— WRITTEN PROBLEM —
Repeat the lines below exactly as written, please, from the line with "Write the Plotly code for this chart." to the line with "import plotly.graph_objects as go", both lines included, and no others.

━━━ DATASET RECORDS ━━━

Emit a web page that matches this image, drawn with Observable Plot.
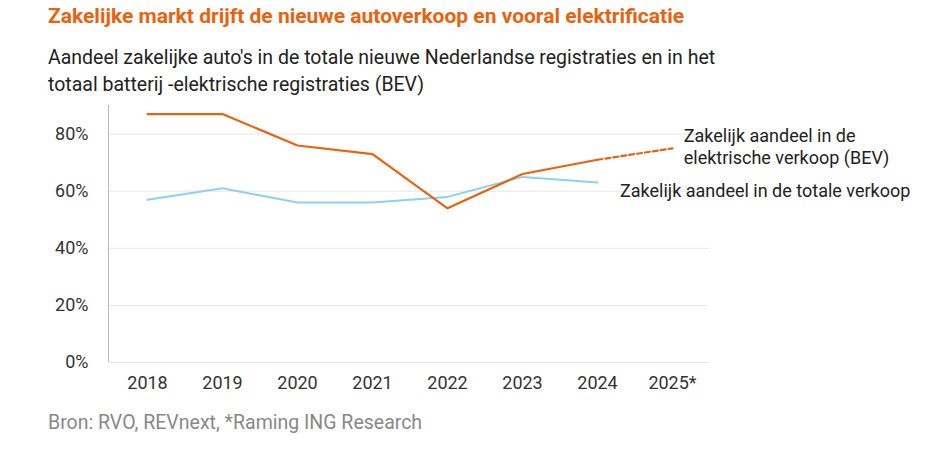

━━━
━━━ DATASET RECORDS ━━━

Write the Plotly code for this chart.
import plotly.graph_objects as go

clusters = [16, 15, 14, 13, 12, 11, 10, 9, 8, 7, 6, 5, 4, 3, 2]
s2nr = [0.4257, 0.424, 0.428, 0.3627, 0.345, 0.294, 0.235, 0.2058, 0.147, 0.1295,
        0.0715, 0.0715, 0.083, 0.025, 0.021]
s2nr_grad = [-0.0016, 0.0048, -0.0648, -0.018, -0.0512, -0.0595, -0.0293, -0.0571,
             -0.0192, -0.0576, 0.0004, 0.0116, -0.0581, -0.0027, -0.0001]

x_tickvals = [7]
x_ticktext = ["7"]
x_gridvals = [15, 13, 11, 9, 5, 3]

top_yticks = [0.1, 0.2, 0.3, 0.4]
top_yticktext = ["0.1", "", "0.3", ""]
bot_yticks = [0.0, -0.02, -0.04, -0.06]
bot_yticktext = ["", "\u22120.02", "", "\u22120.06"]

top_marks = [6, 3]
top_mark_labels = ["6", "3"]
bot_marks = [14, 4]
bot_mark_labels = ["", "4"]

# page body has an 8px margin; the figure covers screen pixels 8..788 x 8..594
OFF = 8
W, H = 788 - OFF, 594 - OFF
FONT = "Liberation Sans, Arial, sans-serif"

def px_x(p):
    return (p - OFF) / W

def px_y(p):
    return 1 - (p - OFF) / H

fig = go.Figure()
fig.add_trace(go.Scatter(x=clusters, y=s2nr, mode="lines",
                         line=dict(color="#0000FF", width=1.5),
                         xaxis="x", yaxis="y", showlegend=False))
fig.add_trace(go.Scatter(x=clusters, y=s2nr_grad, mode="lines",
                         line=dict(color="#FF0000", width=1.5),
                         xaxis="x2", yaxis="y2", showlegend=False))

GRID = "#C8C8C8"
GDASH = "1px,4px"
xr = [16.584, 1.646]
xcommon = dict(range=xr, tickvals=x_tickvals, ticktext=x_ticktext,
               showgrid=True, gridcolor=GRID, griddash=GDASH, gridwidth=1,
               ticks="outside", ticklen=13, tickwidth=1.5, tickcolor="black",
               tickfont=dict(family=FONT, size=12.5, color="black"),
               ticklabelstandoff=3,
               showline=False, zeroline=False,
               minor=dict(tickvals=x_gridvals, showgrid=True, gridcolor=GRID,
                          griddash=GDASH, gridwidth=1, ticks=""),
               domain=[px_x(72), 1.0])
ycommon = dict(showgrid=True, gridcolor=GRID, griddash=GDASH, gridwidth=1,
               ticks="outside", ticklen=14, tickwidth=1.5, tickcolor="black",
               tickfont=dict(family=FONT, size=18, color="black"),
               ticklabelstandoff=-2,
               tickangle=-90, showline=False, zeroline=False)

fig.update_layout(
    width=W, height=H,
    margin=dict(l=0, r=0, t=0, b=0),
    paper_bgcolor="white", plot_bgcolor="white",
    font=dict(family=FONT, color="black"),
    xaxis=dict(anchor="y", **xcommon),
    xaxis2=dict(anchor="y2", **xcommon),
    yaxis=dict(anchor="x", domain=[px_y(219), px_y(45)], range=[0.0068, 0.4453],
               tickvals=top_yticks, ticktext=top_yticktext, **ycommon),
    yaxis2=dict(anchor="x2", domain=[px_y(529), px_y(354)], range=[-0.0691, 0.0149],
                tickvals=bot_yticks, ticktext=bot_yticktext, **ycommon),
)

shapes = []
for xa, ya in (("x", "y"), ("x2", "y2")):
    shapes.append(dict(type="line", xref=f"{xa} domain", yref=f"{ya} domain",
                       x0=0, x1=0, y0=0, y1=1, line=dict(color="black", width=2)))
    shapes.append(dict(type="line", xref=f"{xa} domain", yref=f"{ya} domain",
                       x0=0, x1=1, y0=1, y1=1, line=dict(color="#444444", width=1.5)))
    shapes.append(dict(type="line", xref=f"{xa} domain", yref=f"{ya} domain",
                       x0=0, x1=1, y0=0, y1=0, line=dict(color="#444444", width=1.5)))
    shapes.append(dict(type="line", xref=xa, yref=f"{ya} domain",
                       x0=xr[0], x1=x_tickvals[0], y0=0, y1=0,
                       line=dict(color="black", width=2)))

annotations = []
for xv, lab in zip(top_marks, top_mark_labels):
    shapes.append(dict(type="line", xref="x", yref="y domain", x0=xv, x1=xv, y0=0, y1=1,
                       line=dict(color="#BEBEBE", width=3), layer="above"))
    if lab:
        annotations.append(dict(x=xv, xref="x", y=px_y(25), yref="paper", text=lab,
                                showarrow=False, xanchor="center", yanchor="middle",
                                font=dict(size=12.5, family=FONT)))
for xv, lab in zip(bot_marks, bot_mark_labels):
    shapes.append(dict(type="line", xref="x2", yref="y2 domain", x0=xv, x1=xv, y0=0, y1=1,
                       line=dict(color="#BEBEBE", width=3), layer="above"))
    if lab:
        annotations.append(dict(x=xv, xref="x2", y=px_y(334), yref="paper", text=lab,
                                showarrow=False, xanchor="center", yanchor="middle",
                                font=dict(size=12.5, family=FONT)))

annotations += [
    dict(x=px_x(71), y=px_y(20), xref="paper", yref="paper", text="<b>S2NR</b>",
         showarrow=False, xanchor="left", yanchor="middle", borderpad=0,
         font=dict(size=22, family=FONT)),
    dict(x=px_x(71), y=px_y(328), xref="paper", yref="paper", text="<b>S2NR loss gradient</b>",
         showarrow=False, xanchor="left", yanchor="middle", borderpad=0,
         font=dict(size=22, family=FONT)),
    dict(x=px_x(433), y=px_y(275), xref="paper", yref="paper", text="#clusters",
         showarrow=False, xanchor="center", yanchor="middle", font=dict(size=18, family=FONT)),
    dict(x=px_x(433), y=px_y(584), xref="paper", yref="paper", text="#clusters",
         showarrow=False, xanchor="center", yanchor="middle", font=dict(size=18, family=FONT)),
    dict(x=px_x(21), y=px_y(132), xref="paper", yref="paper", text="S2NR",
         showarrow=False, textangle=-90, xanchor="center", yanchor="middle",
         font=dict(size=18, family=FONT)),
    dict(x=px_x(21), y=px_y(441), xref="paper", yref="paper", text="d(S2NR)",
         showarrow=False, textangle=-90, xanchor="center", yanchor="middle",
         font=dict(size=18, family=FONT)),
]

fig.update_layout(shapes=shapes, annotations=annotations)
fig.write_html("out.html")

━━━

— ANSWER —
Write the Plotly code for this chart.
import plotly.graph_objects as go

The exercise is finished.